As one might expect, now that the immediate crisis in Mumbai is over, and authorities try and figure out who did what, why and how, the battle now shifts to the political front in India. This Newsweek piece explains:
security and intelligence forces work in the coming days to find the
identity of the terrorists who attacked the country's financial
capital, Indians in several states across the country will head for the
polls to choose members of their state assemblies.
The states of Delhi
and Mizoram hold elections on Saturday, Rajasthan in the northwest will
vote on Dec. 4, and Jammu and Kashmir is holding an ongoing election
through Dec. 24th.
These states, together with Chhattisgarh and Madhya Pradesh, which also polled this month, account for over 180 million of the country's 1.1 billion population.

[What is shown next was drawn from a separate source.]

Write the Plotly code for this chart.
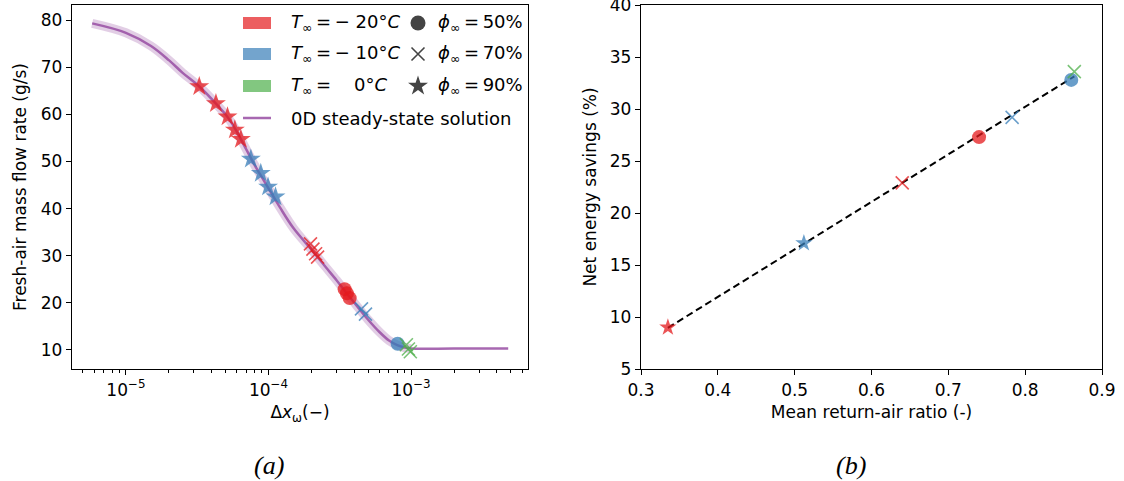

Because the latest assault on Mumbai may have heightened fears among voters over their own safety, the politics of a considerable swath of the country could lurch rapidly to the right—with big implications for the growing tensions between Hindus and Muslims. These local elections could set the stage for a similar shift in national elections to be held sometime before May 2009.
The recent violence is a boon to the right-wing Hindu dominated Bharatiya Janata Party
(BJP). Even before the latest violence, a series of blasts across the
country claiming at least 200 lives this year had already helped the
BJP, which has flagged terrorism as an issue in the campaign.
Even as the security forces battled the terrorists holed in Mumbai, the BJP had begun to use the opportunity to point to a weak government "soft" on terrorism. Frontpage newspaper adverts in Delhi on Friday, the day before the city goes to the polls, said the incident shows that the ruling Congress-led government is "unwilling and incapable" of dealing with terrorism. BJP leaders on the stump seized the opportunity. "There's an immediate reaction from people on the Mumbai siege, and the feedback has been very positive for the party," said a senior BJP member in Delhi to the Times of India. "Our challenge will be to convert this outrage into votes for the BJP."
Politics is the same everywhere, and what's occurring could have been anticipated, perhaps even by those who planned the assault. By all indications, the attack which has been called India's 9/11, also seems to have a bit of India's Oklahoma, and a dramatically expanded and remorselessly executed India's Columbine.
Now, with the politics taking center stage, both domestic and international, this event could well pre-sage India's own endless, politically driven "War on Terror" fueled by the next phase of it's citizens, unbridled media-fueled anger.